>> Start Information supplied

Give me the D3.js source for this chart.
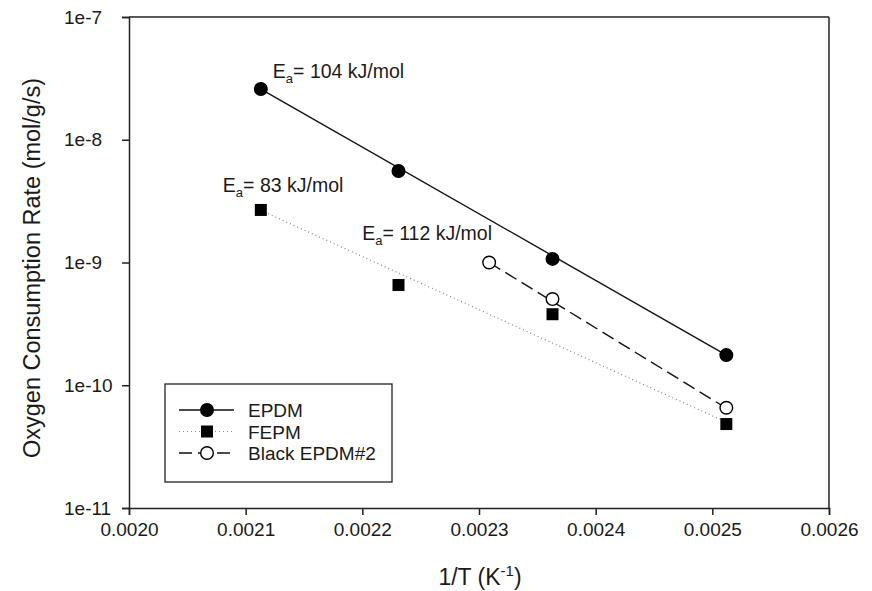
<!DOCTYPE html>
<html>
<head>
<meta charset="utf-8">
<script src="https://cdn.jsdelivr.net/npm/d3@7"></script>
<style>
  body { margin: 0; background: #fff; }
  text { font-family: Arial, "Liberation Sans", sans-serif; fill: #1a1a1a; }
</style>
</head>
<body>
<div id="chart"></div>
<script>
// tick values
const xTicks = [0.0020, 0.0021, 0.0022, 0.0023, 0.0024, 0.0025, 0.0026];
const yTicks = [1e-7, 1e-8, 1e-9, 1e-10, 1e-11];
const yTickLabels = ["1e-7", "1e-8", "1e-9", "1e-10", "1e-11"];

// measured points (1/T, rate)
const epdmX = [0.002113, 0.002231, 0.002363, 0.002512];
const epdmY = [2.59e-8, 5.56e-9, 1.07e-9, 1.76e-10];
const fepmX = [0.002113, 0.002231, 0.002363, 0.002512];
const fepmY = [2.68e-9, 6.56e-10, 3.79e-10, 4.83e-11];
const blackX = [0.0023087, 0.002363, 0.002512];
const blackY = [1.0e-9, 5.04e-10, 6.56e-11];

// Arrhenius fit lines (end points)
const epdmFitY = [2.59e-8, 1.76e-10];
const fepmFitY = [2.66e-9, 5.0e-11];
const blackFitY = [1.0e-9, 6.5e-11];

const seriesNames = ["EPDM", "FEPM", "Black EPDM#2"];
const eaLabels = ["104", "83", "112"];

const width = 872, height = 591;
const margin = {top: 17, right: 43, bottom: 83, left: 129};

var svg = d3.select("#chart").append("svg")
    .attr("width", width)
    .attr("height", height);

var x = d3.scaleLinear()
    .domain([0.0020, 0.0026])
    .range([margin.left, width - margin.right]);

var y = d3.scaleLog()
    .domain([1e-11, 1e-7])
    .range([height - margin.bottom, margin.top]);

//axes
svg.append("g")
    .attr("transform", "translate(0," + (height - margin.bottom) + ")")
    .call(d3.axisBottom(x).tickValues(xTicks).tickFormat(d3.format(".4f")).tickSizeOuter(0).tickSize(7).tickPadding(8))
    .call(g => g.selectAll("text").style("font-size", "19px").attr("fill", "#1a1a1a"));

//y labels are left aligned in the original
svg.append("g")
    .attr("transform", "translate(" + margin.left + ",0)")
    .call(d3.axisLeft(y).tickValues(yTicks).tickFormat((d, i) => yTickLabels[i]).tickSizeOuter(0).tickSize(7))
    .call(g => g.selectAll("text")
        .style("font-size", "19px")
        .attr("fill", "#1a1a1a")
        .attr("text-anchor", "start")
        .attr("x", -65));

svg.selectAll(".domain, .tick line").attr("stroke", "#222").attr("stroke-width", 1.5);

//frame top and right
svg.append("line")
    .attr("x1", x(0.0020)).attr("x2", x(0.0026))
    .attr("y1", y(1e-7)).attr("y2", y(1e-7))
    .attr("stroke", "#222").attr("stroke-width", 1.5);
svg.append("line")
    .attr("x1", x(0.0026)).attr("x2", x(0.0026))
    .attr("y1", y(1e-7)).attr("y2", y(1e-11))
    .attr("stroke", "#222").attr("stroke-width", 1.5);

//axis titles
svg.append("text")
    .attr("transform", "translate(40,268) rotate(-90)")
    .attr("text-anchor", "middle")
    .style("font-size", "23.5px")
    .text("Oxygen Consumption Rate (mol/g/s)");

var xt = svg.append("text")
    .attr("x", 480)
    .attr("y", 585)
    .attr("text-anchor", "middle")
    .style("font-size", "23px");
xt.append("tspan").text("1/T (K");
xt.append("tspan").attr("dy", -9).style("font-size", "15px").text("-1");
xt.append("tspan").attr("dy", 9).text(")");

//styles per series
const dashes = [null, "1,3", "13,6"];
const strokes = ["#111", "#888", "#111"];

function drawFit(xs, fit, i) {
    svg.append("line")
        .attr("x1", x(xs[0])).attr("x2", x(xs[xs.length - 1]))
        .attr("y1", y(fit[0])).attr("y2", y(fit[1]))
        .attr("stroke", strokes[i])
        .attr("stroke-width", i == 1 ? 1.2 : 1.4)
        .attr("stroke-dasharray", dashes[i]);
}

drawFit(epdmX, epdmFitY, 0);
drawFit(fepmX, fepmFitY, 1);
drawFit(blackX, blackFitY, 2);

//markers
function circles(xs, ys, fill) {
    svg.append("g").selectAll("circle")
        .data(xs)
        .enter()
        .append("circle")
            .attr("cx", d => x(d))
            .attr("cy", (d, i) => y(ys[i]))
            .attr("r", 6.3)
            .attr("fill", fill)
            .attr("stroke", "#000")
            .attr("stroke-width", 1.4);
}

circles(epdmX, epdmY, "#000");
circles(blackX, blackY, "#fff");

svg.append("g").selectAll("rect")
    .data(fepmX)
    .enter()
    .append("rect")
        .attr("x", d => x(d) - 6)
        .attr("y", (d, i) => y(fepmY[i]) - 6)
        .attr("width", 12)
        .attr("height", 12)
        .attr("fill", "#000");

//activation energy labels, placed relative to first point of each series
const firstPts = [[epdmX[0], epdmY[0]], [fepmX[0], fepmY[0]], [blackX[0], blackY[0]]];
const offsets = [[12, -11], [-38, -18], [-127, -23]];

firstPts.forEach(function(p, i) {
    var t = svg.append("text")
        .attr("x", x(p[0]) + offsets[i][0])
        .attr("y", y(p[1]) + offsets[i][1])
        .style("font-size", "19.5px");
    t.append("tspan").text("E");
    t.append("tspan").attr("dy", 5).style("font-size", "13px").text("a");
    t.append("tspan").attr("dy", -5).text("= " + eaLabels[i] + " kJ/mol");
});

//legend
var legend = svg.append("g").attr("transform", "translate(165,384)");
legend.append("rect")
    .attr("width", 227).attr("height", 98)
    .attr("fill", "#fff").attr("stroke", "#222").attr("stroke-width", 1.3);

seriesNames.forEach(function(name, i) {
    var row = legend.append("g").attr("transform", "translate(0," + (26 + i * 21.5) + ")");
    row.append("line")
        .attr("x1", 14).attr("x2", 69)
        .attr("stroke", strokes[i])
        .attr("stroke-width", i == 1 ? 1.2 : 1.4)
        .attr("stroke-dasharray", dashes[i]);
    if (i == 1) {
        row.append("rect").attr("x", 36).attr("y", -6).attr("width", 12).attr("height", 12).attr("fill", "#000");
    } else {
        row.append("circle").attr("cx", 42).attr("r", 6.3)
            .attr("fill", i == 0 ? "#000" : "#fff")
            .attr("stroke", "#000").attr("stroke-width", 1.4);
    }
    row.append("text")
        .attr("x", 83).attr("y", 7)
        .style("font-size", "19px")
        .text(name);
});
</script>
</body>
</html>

>> End Information supplied

Task statement: Omit the pictures, then quote the rest of the material above exactly.

Task solution:
Give me the D3.js source for this chart.
<!DOCTYPE html>
<html>
<head>
<meta charset="utf-8">
<script src="https://cdn.jsdelivr.net/npm/d3@7"></script>
<style>
  body { margin: 0; background: #fff; }
  text { font-family: Arial, "Liberation Sans", sans-serif; fill: #1a1a1a; }
</style>
</head>
<body>
<div id="chart"></div>
<script>
// tick values
const xTicks = [0.0020, 0.0021, 0.0022, 0.0023, 0.0024, 0.0025, 0.0026];
const yTicks = [1e-7, 1e-8, 1e-9, 1e-10, 1e-11];
const yTickLabels = ["1e-7", "1e-8", "1e-9", "1e-10", "1e-11"];

// measured points (1/T, rate)
const epdmX = [0.002113, 0.002231, 0.002363, 0.002512];
const epdmY = [2.59e-8, 5.56e-9, 1.07e-9, 1.76e-10];
const fepmX = [0.002113, 0.002231, 0.002363, 0.002512];
const fepmY = [2.68e-9, 6.56e-10, 3.79e-10, 4.83e-11];
const blackX = [0.0023087, 0.002363, 0.002512];
const blackY = [1.0e-9, 5.04e-10, 6.56e-11];

// Arrhenius fit lines (end points)
const epdmFitY = [2.59e-8, 1.76e-10];
const fepmFitY = [2.66e-9, 5.0e-11];
const blackFitY = [1.0e-9, 6.5e-11];

const seriesNames = ["EPDM", "FEPM", "Black EPDM#2"];
const eaLabels = ["104", "83", "112"];

const width = 872, height = 591;
const margin = {top: 17, right: 43, bottom: 83, left: 129};

var svg = d3.select("#chart").append("svg")
    .attr("width", width)
    .attr("height", height);

var x = d3.scaleLinear()
    .domain([0.0020, 0.0026])
    .range([margin.left, width - margin.right]);

var y = d3.scaleLog()
    .domain([1e-11, 1e-7])
    .range([height - margin.bottom, margin.top]);

//axes
svg.append("g")
    .attr("transform", "translate(0," + (height - margin.bottom) + ")")
    .call(d3.axisBottom(x).tickValues(xTicks).tickFormat(d3.format(".4f")).tickSizeOuter(0).tickSize(7).tickPadding(8))
    .call(g => g.selectAll("text").style("font-size", "19px").attr("fill", "#1a1a1a"));

//y labels are left aligned in the original
svg.append("g")
    .attr("transform", "translate(" + margin.left + ",0)")
    .call(d3.axisLeft(y).tickValues(yTicks).tickFormat((d, i) => yTickLabels[i]).tickSizeOuter(0).tickSize(7))
    .call(g => g.selectAll("text")
        .style("font-size", "19px")
        .attr("fill", "#1a1a1a")
        .attr("text-anchor", "start")
        .attr("x", -65));

svg.selectAll(".domain, .tick line").attr("stroke", "#222").attr("stroke-width", 1.5);

//frame top and right
svg.append("line")
    .attr("x1", x(0.0020)).attr("x2", x(0.0026))
    .attr("y1", y(1e-7)).attr("y2", y(1e-7))
    .attr("stroke", "#222").attr("stroke-width", 1.5);
svg.append("line")
    .attr("x1", x(0.0026)).attr("x2", x(0.0026))
    .attr("y1", y(1e-7)).attr("y2", y(1e-11))
    .attr("stroke", "#222").attr("stroke-width", 1.5);

//axis titles
svg.append("text")
    .attr("transform", "translate(40,268) rotate(-90)")
    .attr("text-anchor", "middle")
    .style("font-size", "23.5px")
    .text("Oxygen Consumption Rate (mol/g/s)");

var xt = svg.append("text")
    .attr("x", 480)
    .attr("y", 585)
    .attr("text-anchor", "middle")
    .style("font-size", "23px");
xt.append("tspan").text("1/T (K");
xt.append("tspan").attr("dy", -9).style("font-size", "15px").text("-1");
xt.append("tspan").attr("dy", 9).text(")");

//styles per series
const dashes = [null, "1,3", "13,6"];
const strokes = ["#111", "#888", "#111"];

function drawFit(xs, fit, i) {
    svg.append("line")
        .attr("x1", x(xs[0])).attr("x2", x(xs[xs.length - 1]))
        .attr("y1", y(fit[0])).attr("y2", y(fit[1]))
        .attr("stroke", strokes[i])
        .attr("stroke-width", i == 1 ? 1.2 : 1.4)
        .attr("stroke-dasharray", dashes[i]);
}

drawFit(epdmX, epdmFitY, 0);
drawFit(fepmX, fepmFitY, 1);
drawFit(blackX, blackFitY, 2);

//markers
function circles(xs, ys, fill) {
    svg.append("g").selectAll("circle")
        .data(xs)
        .enter()
        .append("circle")
            .attr("cx", d => x(d))
            .attr("cy", (d, i) => y(ys[i]))
            .attr("r", 6.3)
            .attr("fill", fill)
            .attr("stroke", "#000")
            .attr("stroke-width", 1.4);
}

circles(epdmX, epdmY, "#000");
circles(blackX, blackY, "#fff");

svg.append("g").selectAll("rect")
    .data(fepmX)
    .enter()
    .append("rect")
        .attr("x", d => x(d) - 6)
        .attr("y", (d, i) => y(fepmY[i]) - 6)
        .attr("width", 12)
        .attr("height", 12)
        .attr("fill", "#000");

//activation energy labels, placed relative to first point of each series
const firstPts = [[epdmX[0], epdmY[0]], [fepmX[0], fepmY[0]], [blackX[0], blackY[0]]];
const offsets = [[12, -11], [-38, -18], [-127, -23]];

firstPts.forEach(function(p, i) {
    var t = svg.append("text")
        .attr("x", x(p[0]) + offsets[i][0])
        .attr("y", y(p[1]) + offsets[i][1])
        .style("font-size", "19.5px");
    t.append("tspan").text("E");
    t.append("tspan").attr("dy", 5).style("font-size", "13px").text("a");
    t.append("tspan").attr("dy", -5).text("= " + eaLabels[i] + " kJ/mol");
});

//legend
var legend = svg.append("g").attr("transform", "translate(165,384)");
legend.append("rect")
    .attr("width", 227).attr("height", 98)
    .attr("fill", "#fff").attr("stroke", "#222").attr("stroke-width", 1.3);

seriesNames.forEach(function(name, i) {
    var row = legend.append("g").attr("transform", "translate(0," + (26 + i * 21.5) + ")");
    row.append("line")
        .attr("x1", 14).attr("x2", 69)
        .attr("stroke", strokes[i])
        .attr("stroke-width", i == 1 ? 1.2 : 1.4)
        .attr("stroke-dasharray", dashes[i]);
    if (i == 1) {
        row.append("rect").attr("x", 36).attr("y", -6).attr("width", 12).attr("height", 12).attr("fill", "#000");
    } else {
        row.append("circle").attr("cx", 42).attr("r", 6.3)
            .attr("fill", i == 0 ? "#000" : "#fff")
            .attr("stroke", "#000").attr("stroke-width", 1.4);
    }
    row.append("text")
        .attr("x", 83).attr("y", 7)
        .style("font-size", "19px")
        .text(name);
});
</script>
</body>
</html>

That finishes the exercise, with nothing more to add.